The Greenwich Village Home Where Lincoln’s Assassination Might Have Been Averted
This is one in a series of posts marking the anniversary of the designation of the Greenwich Village Historic District.
President Abraham Lincoln, after saving the Union and winning the Civil War, was shot by actor John Wilkes Booth at the Ford Theater in Washington, D.C. on April 14, 1865, finally succumbing to his wounds the next morning on April 15th. Lincoln was the first U.S. President ever assassinated, and his death led to a protracted period of national mourning and political tumult, including the first impeachment of a U.S. President, Lincoln’s successor Andrew Johnson.
But this event which changed the course of history might never have happened were it not for events connected to one of the most unusual houses in Greenwich Village, which thanks to landmark protections still stands, constructed by one of Greenwich Village’s most prolific builders.
45 Grove Street, which stands just west of Bleecker Street, was originally a free-standing home built in 1830. According to the Greenwich Village Historic District designation report “it was undoubtedly one of the finest and largest Federal residences in Greenwich Village,” often referred to ask the Whittemore Mansion. It was built for Samuel Whittemore (1774-1835), who was one of the major property owners in the area, and who was largely responsible for the early development of this part of the Village. Whittemore was the senior member of the firm of S. Whittemore & Company, manufacturers of steam-propelled carding equipment used in textile manufacturing. One of his factories was located nearby on Waverly Place, then known as Factory Street.
When 45 Grove Street was originally built it was just two stories, and many of its original details including Flemish bond brickwork, arched doorway, and Federal lintels at the windows are still intact (the two upper stories were added in 1871). But by 1851, the neighborhood was becoming increasingly crowded with immigrants and industry, and the Whittemore Family sold it. Not long after the sale, the home was operating as a boarding house.
One of the boarders was a man named Samuel K. Chester. Chester was an actor and associate of fellow actor John Wilkes Booth. Around the beginning of 1865, Booth came to 45 Grove Street to meet Chester at his home and try to persuade him to participate in a “conspiracy to take over the government” including kidnapping President Lincoln, and bring them to Richmond, Virginia. Booth was a strong supporter of the Confederate cause, and wildly opposed to Lincoln’s war to save the Union and his move to free the slaves.
After Chester turned down Booth’s offer to assist with the kidnapping of the President, Booth changed his plan to murdering the President instead, which he could do without assistance. Had Chester either agreed to participate in the plan to kidnap the President, or reported Booth’s plot, Lincoln’s life might have been spared, and the course of history quite different.

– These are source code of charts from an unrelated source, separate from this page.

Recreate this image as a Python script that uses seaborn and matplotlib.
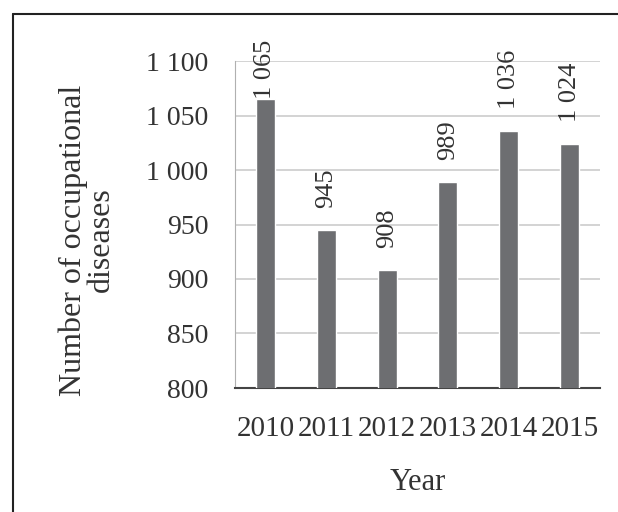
import numpy as np
import pandas as pd
import seaborn as sns
import matplotlib.pyplot as plt
from matplotlib.lines import Line2D

# data
years = ['2010', '2011', '2012', '2013', '2014', '2015']
cases = [1065, 945, 908, 989, 1036, 1024]
y_ticks = [800, 850, 900, 950, 1000, 1050, 1100]


def fmt(v):
    return f'{v:,}'.replace(',', ' ')


df = pd.DataFrame({'year': years, 'cases': cases})

sns.set_style('white')
plt.rcParams['font.family'] = ['Liberation Serif', 'DejaVu Serif']

fig = plt.figure(figsize=(6.18, 5.12), dpi=100)
ax = fig.add_axes([235 / 618, 1 - 388 / 512, 365 / 618, 327 / 512])

sns.barplot(df, x='year', y='cases', color='#6d6e71', saturation=1,
            width=0.31, ax=ax, zorder=3)

ax.set_ylim(800, 1100)
ax.set_yticks(y_ticks)
ax.set_yticklabels([fmt(v) for v in y_ticks])
ax.yaxis.grid(True, color='#cccccc', linewidth=1.2, zorder=0)
ax.set_axisbelow(True)

# labels sit above the bars; the tallest one is pushed down like Excel does
for i, v in enumerate(cases):
    off = 16 if v < 1050 else 0
    ax.annotate(fmt(v), (i, v), xytext=(0, off), textcoords='offset points',
                rotation=90, ha='center', va='bottom', fontsize=19,
                color='#333333', annotation_clip=False)

ax.tick_params(axis='both', length=0, colors='#333333')
ax.tick_params(axis='x', pad=20, labelsize=21)
ax.tick_params(axis='y', pad=19, labelsize=20)
ax.set_xlabel('')
ax.set_ylabel('')

for s in ['top', 'right']:
    ax.spines[s].set_visible(False)
ax.spines['left'].set_color('#b0b0b0')
ax.spines['bottom'].set_color('#444444')
ax.spines['bottom'].set_linewidth(1.5)

fig.text(418 / 618, 1 - 482 / 512, 'Year', ha='center', va='center',
         fontsize=22, color='#333333')
fig.text(87 / 618, 1 - 240 / 512, 'Number of occupational\ndiseases',
         rotation=90, ha='center', va='center', fontsize=23,
         color='#333333', linespacing=0.95)

# page frame cropped at right and bottom
fig.add_artist(Line2D([13 / 618, 13 / 618], [0, 1 - 14 / 512],
                      transform=fig.transFigure, color='#222222', lw=1.5))
fig.add_artist(Line2D([13 / 618, 1], [1 - 14 / 512, 1 - 14 / 512],
                      transform=fig.transFigure, color='#222222', lw=1.5))

fig.savefig('out.png', dpi=100)
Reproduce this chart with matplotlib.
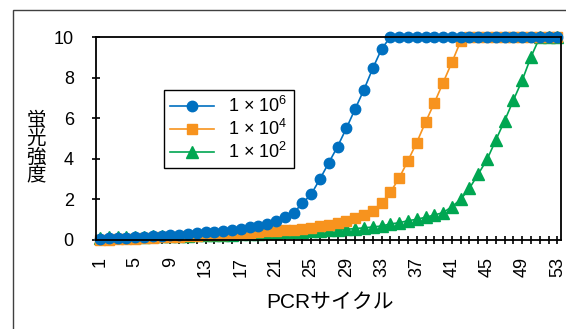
import matplotlib
matplotlib.use('Agg')
import matplotlib.pyplot as plt
from matplotlib.patches import Rectangle

plt.rcParams['font.family'] = ['Liberation Sans', 'Noto Sans CJK JP', 'DejaVu Sans']
plt.rcParams['mathtext.fontset'] = 'custom'
plt.rcParams['mathtext.rm'] = 'Liberation Sans'

# PCR cycles 1..53
cycles = list(range(1, 54))

# 1 x 10^6
blue = [0.06, 0.08, 0.10, 0.12, 0.14, 0.16, 0.18, 0.21, 0.24, 0.27,
        0.30, 0.33, 0.37, 0.40, 0.43, 0.47, 0.55, 0.62, 0.70, 0.78,
        0.95, 1.12, 1.34, 1.80, 2.25, 3.00, 3.80, 4.60, 5.50, 6.45,
        7.40, 8.45, 9.40, 10, 10, 10, 10, 10, 10, 10,
        10, 10, 10, 10, 10, 10, 10, 10, 10, 10,
        10, 10, 10]
# 1 x 10^4
orange = [0.00, 0.02, 0.04, 0.06, 0.07, 0.09, 0.11, 0.13, 0.15, 0.17,
          0.19, 0.21, 0.23, 0.25, 0.27, 0.30, 0.32, 0.35, 0.38, 0.42,
          0.44, 0.47, 0.50, 0.55, 0.61, 0.68, 0.76, 0.85, 0.95, 1.07,
          1.22, 1.45, 1.82, 2.35, 3.05, 3.90, 4.80, 5.80, 6.75, 7.75,
          8.75, 9.80, 10, 10, 10, 10, 10, 10, 10, 10,
          10, 10, 10]
# 1 x 10^2
green = [0.12, 0.13, 0.14, 0.15, 0.16, 0.17, 0.18, 0.19, 0.20, 0.21,
         0.22, 0.23, 0.24, 0.25, 0.26, 0.27, 0.28, 0.30, 0.31, 0.33,
         0.35, 0.37, 0.39, 0.41, 0.43, 0.45, 0.47, 0.50, 0.53, 0.56,
         0.60, 0.64, 0.69, 0.79, 0.85, 0.95, 1.02, 1.12, 1.23, 1.35,
         1.64, 2.00, 2.55, 3.25, 3.97, 4.93, 5.88, 6.90, 7.88, 9.03,
         10, 10, 10]

labels = ['1 × 10$^{6}$', '1 × 10$^{4}$', '1 × 10$^{2}$']
xtick_labels = [1, 5, 9, 13, 17, 21, 25, 29, 33, 37, 41, 45, 49, 53]

fig = plt.figure(figsize=(5.66, 3.29), dpi=100)
W, H = 566, 329

# outer frame (only left/top visible)
fig.patches.append(Rectangle((13 / W, -0.1), 1.2, 1.1 - 10 / H,
                             transform=fig.transFigure, fill=False,
                             edgecolor='#404040', lw=1))

ax = fig.add_axes([96 / W, 1 - 240 / H, 465 / W, 203 / H])

lg, = ax.plot(cycles, green, color='#00A651', marker='^', ms=8, lw=1.2, clip_on=False)
lo, = ax.plot(cycles, orange, color='#F7931E', marker='s', ms=7, lw=1.2, clip_on=False)
lb, = ax.plot(cycles, blue, color='#0070C0', marker='o', ms=7.5, lw=1.2, clip_on=False)

ax.set_xlim(0.55, 53.4)
ax.set_ylim(0, 10)
ax.set_yticks([0, 2, 4, 6, 8, 10])
ax.set_xticks(cycles, minor=True)
ax.set_xticks(xtick_labels)
ax.set_xticklabels([str(v) for v in xtick_labels], rotation=90)
ax.tick_params(axis='y', direction='inout', length=6, width=1.2, labelsize=13, pad=13)
ax.tick_params(axis='x', which='both', direction='inout', length=6, width=1.2,
               labelsize=13, pad=9)
for s in ax.spines.values():
    s.set_linewidth(1.3)
    s.set_color('black')

fig.text(36 / W, 1 - 148 / H, '蛍\n光\n強\n度', ha='center', va='center',
         fontsize=14, linespacing=1.0)
fig.text(330 / W, 1 - 302 / H, 'PCRサイクル', ha='center', va='center', fontsize=15)

leg = ax.legend([lb, lo, lg], labels, loc='upper left',
                bbox_to_anchor=(164 / W, 1 - 90 / H), bbox_transform=fig.transFigure,
                fontsize=13, frameon=True, fancybox=False, edgecolor='black',
                framealpha=1, handlelength=2.4, borderaxespad=0, borderpad=0.35,
                labelspacing=0.15, handletextpad=0.8)
leg.get_frame().set_linewidth(1.0)

fig.savefig('out.png', dpi=100)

But he did neither. Just days after Lee’s surrender at Appamatox and the collapse of the Confederacy, Booth shot Lincoln as he watched a performance of ‘Our American Cousin’ at Ford’s Theater, shouting (by various accounts) “Sic semper tyrannis” (“Thus always to tyrants,” the state motto of Virginia) or “The South is avenged!” as he leaped from Lincoln’s box and onto the stage. He escaped, but after the largest manhunt in American history up to that time, he was shot and killed. Lincoln was replaced as President by Andrew Johnson, a Southern Democrat who was significantly more sympathetic to the Confederate cause than Lincoln, who refused to adopt or enforce many of the Republican party’s Reconstructionist programs granting rights to freed slaves. He was impeached in 1868, but fell just one vote short of being removed from office by the Senate.
By another twist of fate, shortly after the Civil War, 45 Grove became known as the “Lincoln Home” for destitute soldiers and sailors.